Our images this month mark the beginning of the campaign season with the registering of candidates during the first week of June.
The corner of Avenue D and Second Street is the closest our town comes to a public forum where every election season, citizens exercise their right to free speech by silently waving their candidates’ political signs to passing motorists with the hope of a honk or two of agreement. It might be called a “drive-by political dialogue” I suppose.

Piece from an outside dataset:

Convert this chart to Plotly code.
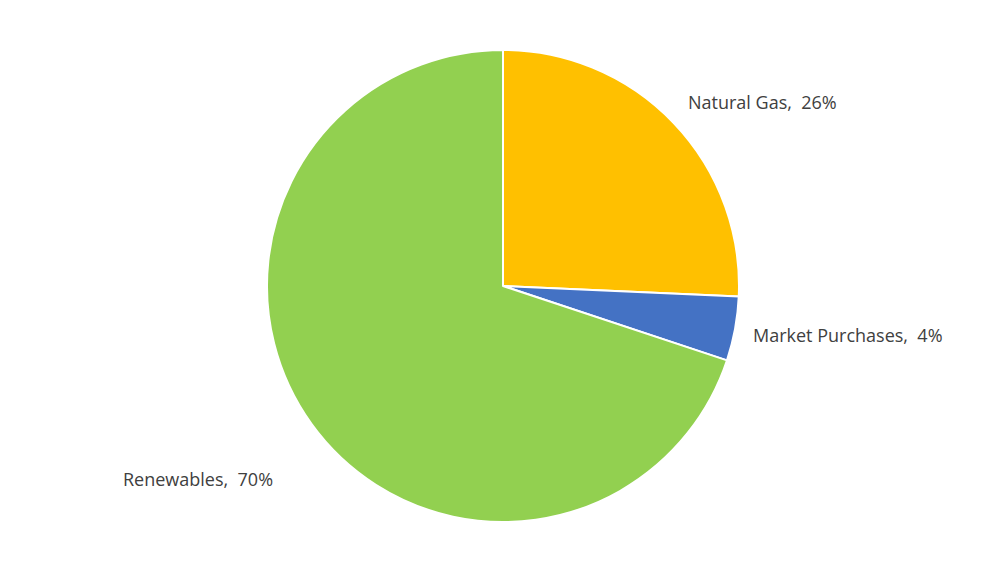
import plotly.graph_objects as go

labels = ["Natural Gas", "Market Purchases", "Renewables"]
values = [25.7, 4.4, 69.9]
colors = ["#FFC000", "#4472C4", "#92D050"]

W, H = 1007, 573
OFF = 8  # page body margin offset
cx, cy, r = 503 - OFF, 286 - OFF, 236

total = sum(values)
label_texts = [f"{l},\u00a0 {round(100 * v / total)}%" for l, v in zip(labels, values)]
# label anchor positions (pixels, left edge / vertical middle), as in the reference
label_pos = [(688, 102), (753, 335), (123, 479)]

fig = go.Figure(go.Pie(
    labels=labels,
    values=values,
    sort=False,
    direction="clockwise",
    rotation=0,
    marker=dict(colors=colors, line=dict(color="white", width=2)),
    textinfo="none",
    showlegend=False,
    hoverinfo="label+percent",
    domain=dict(x=[(cx - r) / W, (cx + r) / W], y=[1 - (cy + r) / H, 1 - (cy - r) / H]),
))

for txt, (px, py) in zip(label_texts, label_pos):
    fig.add_annotation(
        x=(px - OFF - 2) / W, y=1 - (py - OFF) / H, xref="paper", yref="paper",
        xanchor="left", yanchor="middle", showarrow=False,
        text=txt,
        font=dict(family="Open Sans, Noto Sans, sans-serif", size=18, color="#404040"),
    )

fig.update_layout(
    width=W, height=H,
    margin=dict(l=0, r=0, t=0, b=0),
    paper_bgcolor="white",
    plot_bgcolor="white",
)
fig.write_html("out.html")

Perhaps this corner has always been a gathering spot for the community as evident in our historic image taken around 1885 by our own Gilbert Horton. The names listed on the back of this image are from left to right, Maggie Black, Mrs. Lawry, her son Charles, Mrs. Elwell, Mrs. Getchell, and Mrs. Blackman. The group could be chatting about the photographer Horton who had just purchased, with someone we know only as “Lewis,” a barge with a photo studio built on board that he called “The Place Floating Gallery.” According to newspaper accounts, he sold the Floating Gallery in 1888 “to a Seattle gentleman who will take it to Stanwood next week.” Horton opened a stationery business on First Street with his brother, which remained his profession from then on.
Gilbert Horton’s images of early Snohomish are a real treasure and we will publish more of them as the months go by and the city council race takes to the street corners of Snohomish.
Published in the Snohomish County Tribune, June 27, 2007.